Supplied entries:
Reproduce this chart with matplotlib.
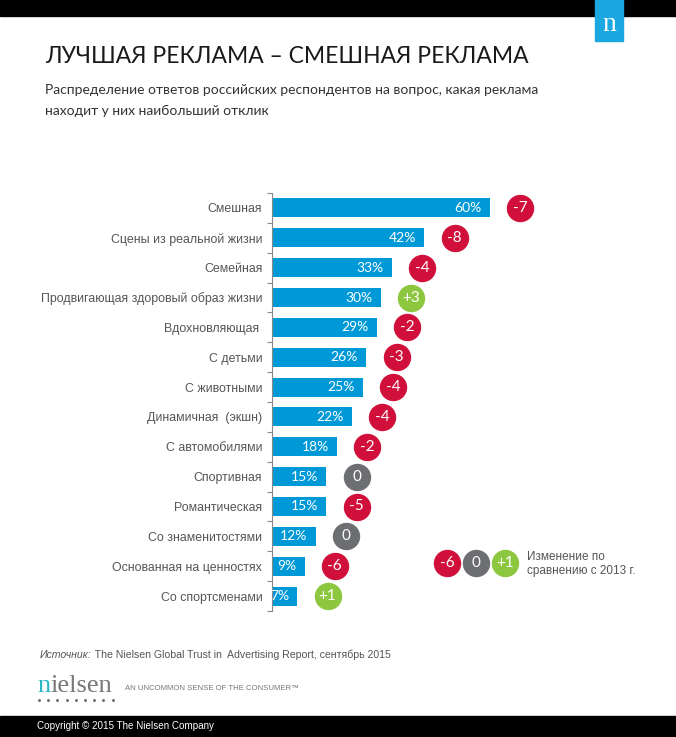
import matplotlib
matplotlib.use("Agg")
import matplotlib.pyplot as plt

# данные
categories = ["Смешная", "Сцены из реальной жизни", "Семейная",
              "Продвигающая здоровый образ жизни", "Вдохновляющая ",
              "С детьми", "С животными", "Динамичная  (экшн)", "С автомобилями",
              "Спортивная", "Романтическая", "Со знаменитостями",
              "Основанная на ценностях", "Со спортсменами"]
values = [60, 42, 33, 30, 29, 26, 25, 22, 18, 15, 15, 12, 9, 7]
changes = [-7, -8, -4, 3, -2, -3, -4, -4, -2, 0, -5, 0, -6, 1]
legend_values = [-6, 0, 1]

BLUE = "#0099D8"
RED = "#D0103A"
GREEN = "#8DC63F"
GREY = "#6D6E71"
TXT = "#555555"


def badge_color(v):
    if v < 0:
        return RED
    if v > 0:
        return GREEN
    return GREY


def badge_text(v):
    return "+%d" % v if v > 0 else "%d" % v


W, H = 676, 737
fig = plt.figure(figsize=(W / 100, H / 100), dpi=100)

# фоновая ось в пикселях для оформления
bg = fig.add_axes([0, 0, 1, 1], zorder=0)
bg.set_xlim(0, W)
bg.set_ylim(H, 0)
bg.axis("off")

bg.add_patch(plt.Rectangle((0, 0), W, 16, color="black"))
bg.add_patch(plt.Rectangle((0, 716), W, 21, color="black"))
bg.add_patch(plt.Rectangle((595, 0), 28, 41, color="#1BA8E0"))
bg.text(609, 24, "n", color="white", fontsize=20, family="Liberation Serif",
        ha="center", va="center")

bg.text(45, 56, "ЛУЧШАЯ РЕКЛАМА – СМЕШНАЯ РЕКЛАМА", fontsize=16.5,
        family="Lato", color="#1a1a1a", va="center")
bg.text(45, 90, "Распределение ответов российских респондентов на вопрос, какая реклама",
        fontsize=10, family="Lato", color="#333333", va="center")
bg.text(45, 111, "находит у них наибольший отклик",
        fontsize=10, family="Lato", color="#333333", va="center")

# легенда
for i, v in enumerate(legend_values):
    bg.scatter(447 + i * 29, 563, s=350, color=badge_color(v), zorder=3)
    bg.text(447 + i * 29, 563, badge_text(v), color="white", fontsize=11,
            family="Lato", ha="center", va="center", zorder=4)
bg.text(527, 557, "Изменение по", fontsize=8.5, family="Liberation Sans",
        color=TXT, va="center")
bg.text(527, 571, "сравнению с 2013 г.", fontsize=8.5, family="Liberation Sans",
        color=TXT, va="center")

# подвал
src = bg.text(40, 655, "Источник:", fontsize=7.6, family="Liberation Sans",
              style="italic", color=TXT, va="center")
bg.annotate(" The Nielsen Global Trust in  Advertising Report, сентябрь 2015",
            xy=(1, 0.5), xycoords=src, fontsize=7.6, family="Liberation Sans",
            color=TXT, va="center")
n_txt = bg.text(37, 692, "n", fontsize=19, family="Liberation Serif",
                color="#2BB5C9", va="baseline")
bg.annotate("ielsen", xy=(1, 0), xycoords=n_txt, fontsize=19,
            family="Liberation Serif", color="#777777", va="bottom")
for k in range(9):
    bg.scatter(39 + k * 9.2, 700, s=1.5, color="#777777")
bg.text(125, 688, "AN UNCOMMON SENSE OF THE CONSUMER\u2122", fontsize=5.6,
        family="Liberation Sans", color="#777777", va="center")
bg.text(37, 726, "Copyright © 2015 The Nielsen Company", fontsize=7.1,
        family="Liberation Sans", color="white", va="center")

# основной график
px_per_unit = 3.63
ax = fig.add_axes([272 / W, (H - 611) / H, 400 / W, 418 / H], zorder=1)
ax.patch.set_alpha(0)
ypos = list(range(len(categories)))
ax.barh(ypos, values, height=0.64, color=BLUE)
ax.set_xlim(0, 400 / px_per_unit)
ax.set_ylim(len(categories) - 0.5, -0.5)

for s in ["top", "right", "bottom"]:
    ax.spines[s].set_visible(False)
ax.spines["left"].set_color("#888888")
ax.spines["left"].set_linewidth(0.8)
ax.set_xticks([])
ax.set_yticks(ypos)
ax.set_yticklabels(categories, fontsize=8.9, family="Liberation Sans", color=TXT)
ax.tick_params(axis="y", which="major", length=0, pad=7)
ax.set_yticks([i - 0.5 for i in range(len(categories) + 1)], minor=True)
ax.tick_params(axis="y", which="minor", length=3.6, color="#888888", width=0.8)

gap = 8.3
for y, v, c in zip(ypos, values, changes):
    ax.annotate("%d%%" % v, (v, y), xytext=(-6, 0), textcoords="offset points",
                ha="right", va="center", color="white", fontsize=10, family="Lato")
    ax.scatter(v + gap, y, s=350, color=badge_color(c), clip_on=False, zorder=3)
    ax.text(v + gap, y, badge_text(c), color="white", fontsize=11, family="Lato",
            ha="center", va="center", zorder=4)

fig.savefig("out.png", dpi=100)
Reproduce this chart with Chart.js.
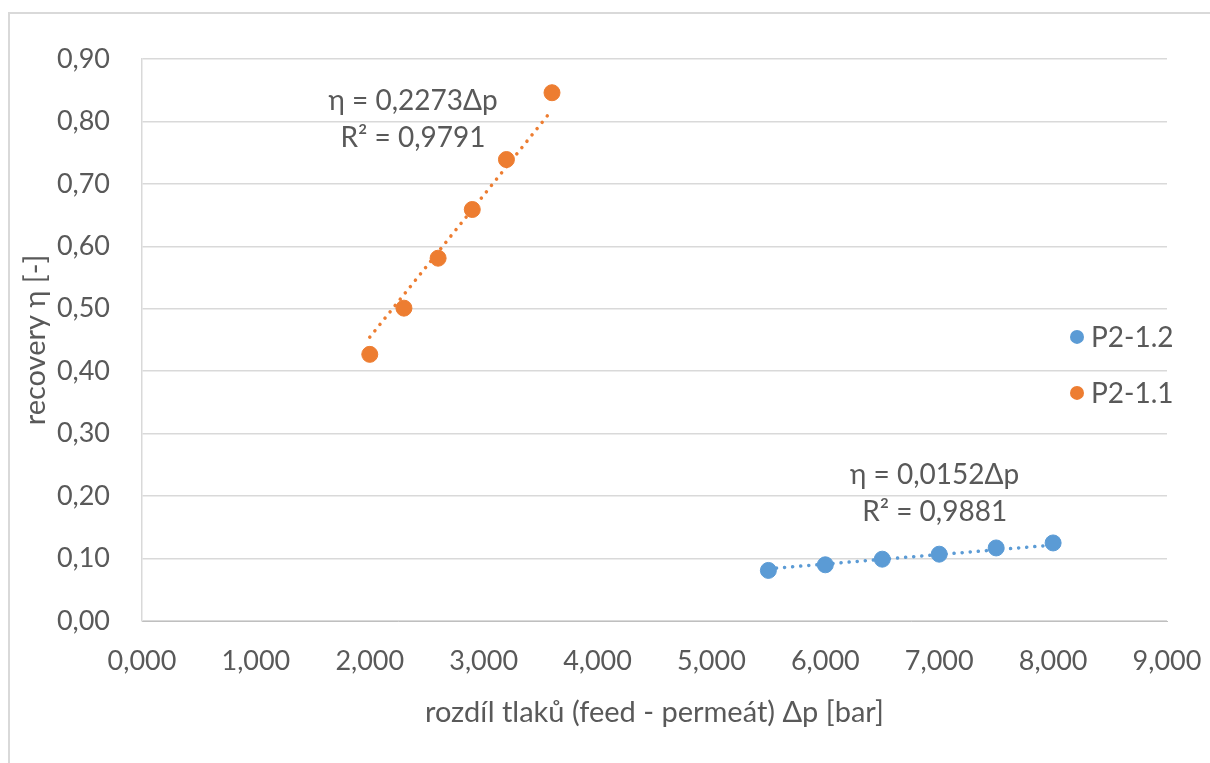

What is required: Skip the pictures, please, and transcribe only the lines from the beginning of the material through the one that contains "import matplotlib.pyplot as plt".

Final result:
Reproduce this chart with matplotlib.
import matplotlib
matplotlib.use("Agg")
import matplotlib.pyplot as plt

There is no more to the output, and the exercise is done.